The Supreme Court has upheld the Employment Tribunal’s decision that Uber drivers are workers, and not self-employed contractors.
Why this matters
Individuals who are deemed to be workers under the law are granted an array of rights, including the right to be paid the National Minimum Wage, holiday pay and sick pay.
Definition of a worker
To qualify as a worker under the law, the individual in question must be obliged, under a contract, to “personally” carry out work or services for the other party to the contract. In addition, the person for whom the work is carried out must not be a client or customer of a business that is being run by the individual.
The claimants in this case (19 Uber drivers) alleged that they were Uber’s workers and brought claims for National Minimum Wage payments, holiday pay, and unlawful deduction from wages.
The drivers were engaged by Uber under an agreement which stated that the drivers were self-employed contractors. Uber’s case was that: (a) Uber is a technology platform which facilitates the provision of taxi services, rather than a provider of those services; (b) the contract is between the drivers (who provide the transportation services) and the passengers; and (c) Uber’s role is limited to acting as the drivers’ agent in facilitating this arrangement. On that basis, Uber argued that the drivers were all self-employed.
The Employment Tribunal decided that the Uber drivers were workers. The Tribunal’s primary reasons for reaching this conclusion were that, on the facts, it was implausible to deny that Uber is in business as a supplier of transportation services and “unreal” to regard Uber as providing a service to the drivers as an “agent” (as, in reality, the drivers were providing a service to Uber).
The Tribunal’s decision was approved by both the Employment Appeal Tribunal and the Court of Appeal. Uber then appealed to the Supreme Court, arguing that the Employment Tribunal and appellate courts had been wrong to ignore the terms of the contractual documents, which clearly set out that the drivers are self-employed.
Decision of the Supreme Court
The Supreme Court upheld the Employment Tribunal’s original decision. In doing so, it stated that, in deciding this question, it is necessary to look beyond the wording of the contract in order to determine the true nature of the relationship. The Court said that the evidence did not support Uber’s claim that it acted as an agent for the drivers.
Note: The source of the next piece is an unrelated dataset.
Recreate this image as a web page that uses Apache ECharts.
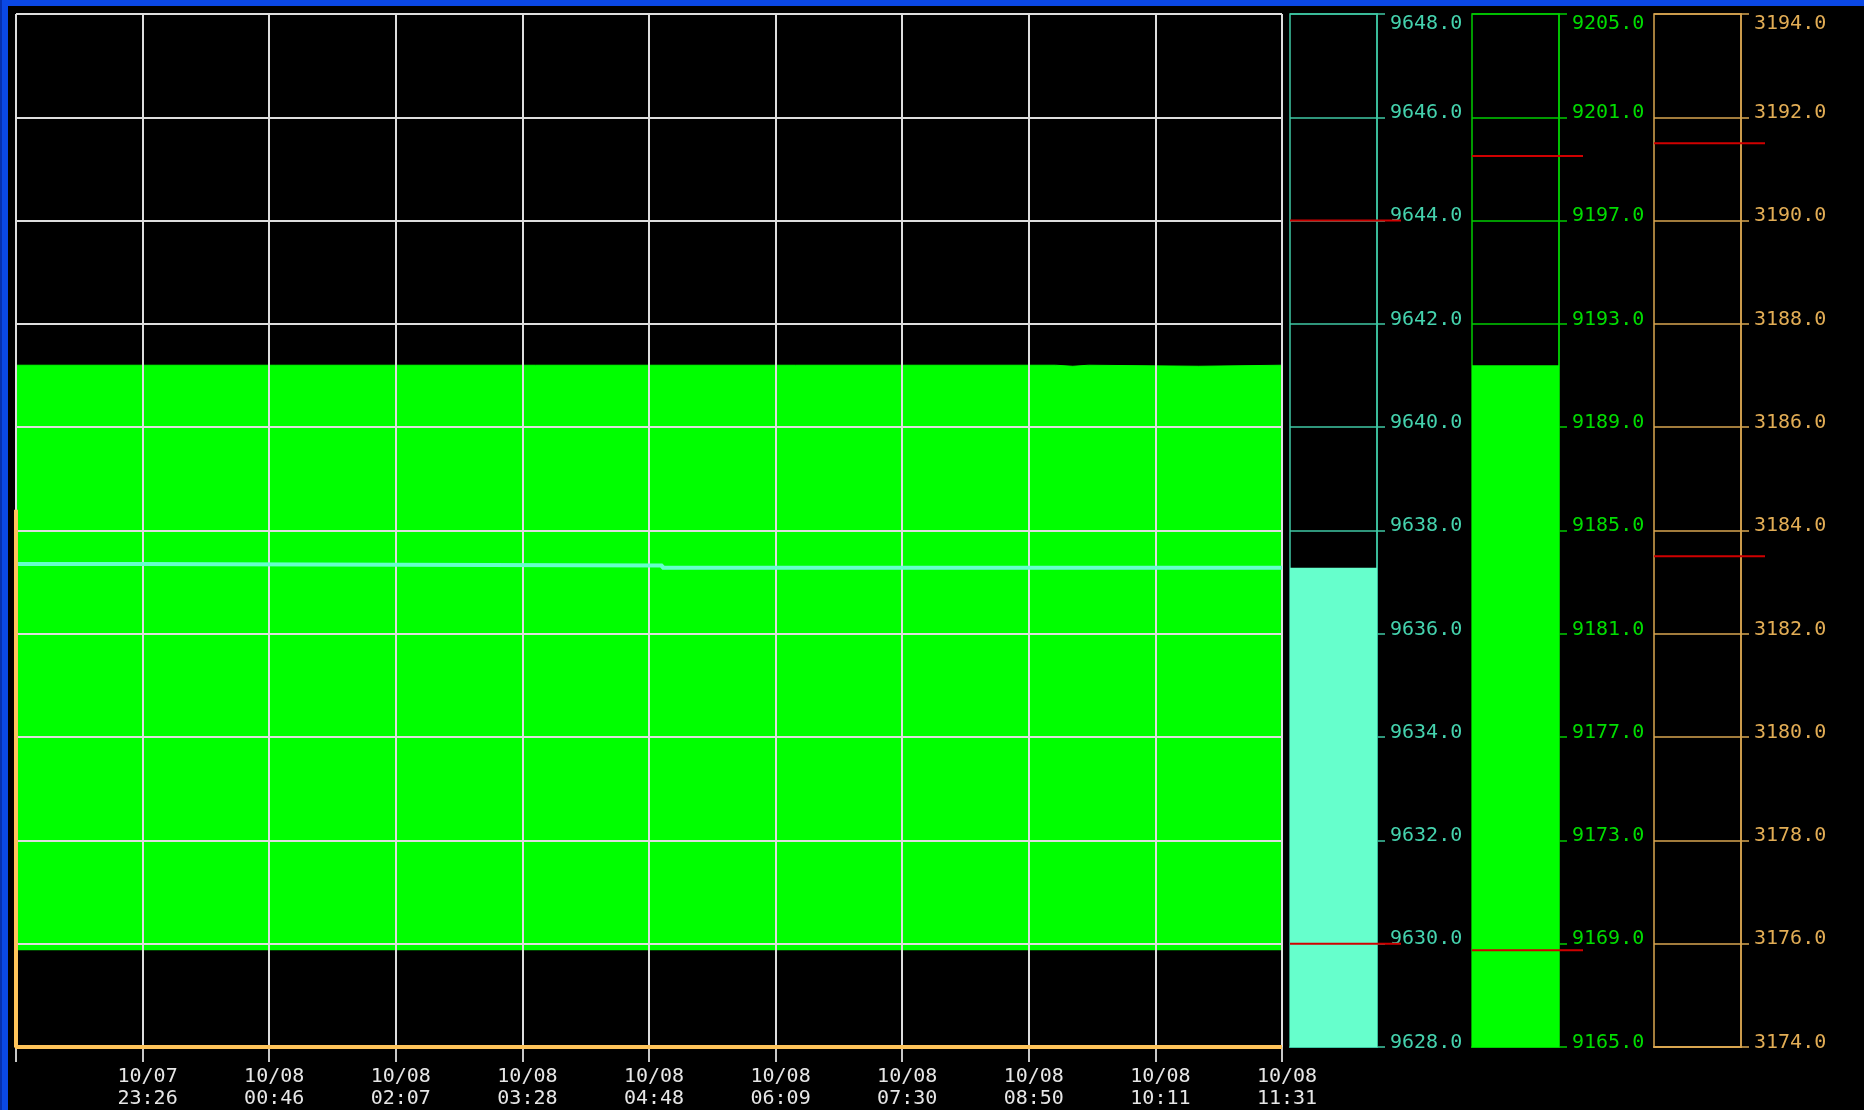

In reality, Uber entered into a contract with the passengers (namely, the booking), and engaged the drivers to carry out those services for Uber.
A key consideration for the Court was the respective degree of control that both Uber and the drivers had over the relationship with the passengers. The Court determined that, within this context, the following factors justified a finding that the drivers were workers:
- The remuneration paid to the drivers was fixed by Uber.
- The terms on which drivers performed the services were dictated by Uber.
- Once the driver had logged on to the app, he or she had little control over whether to accept requests for rides.
- Uber exercised a significant degree of control over the way in which the drivers provided their services (for example, with regard to the route selected).
- Uber takes active steps to prevent drivers from establishing any relationship with the passengers that could extend outside of the individual ride.
Lessons for employers
Employers should note that, whilst the wording of any of their contract with contractors will be relevant, the courts will always look beyond that wording in order to determine the true nature of the relationship.
It would therefore be advisable for employers to review their contractual arrangements with any contractors. If a worker relationship exists, then employers will either need to ensure that it is fulfilling its legal obligations in respect of that individual, or consider altering the nature of the relationship to try and ensure that it is one of genuine self-employment.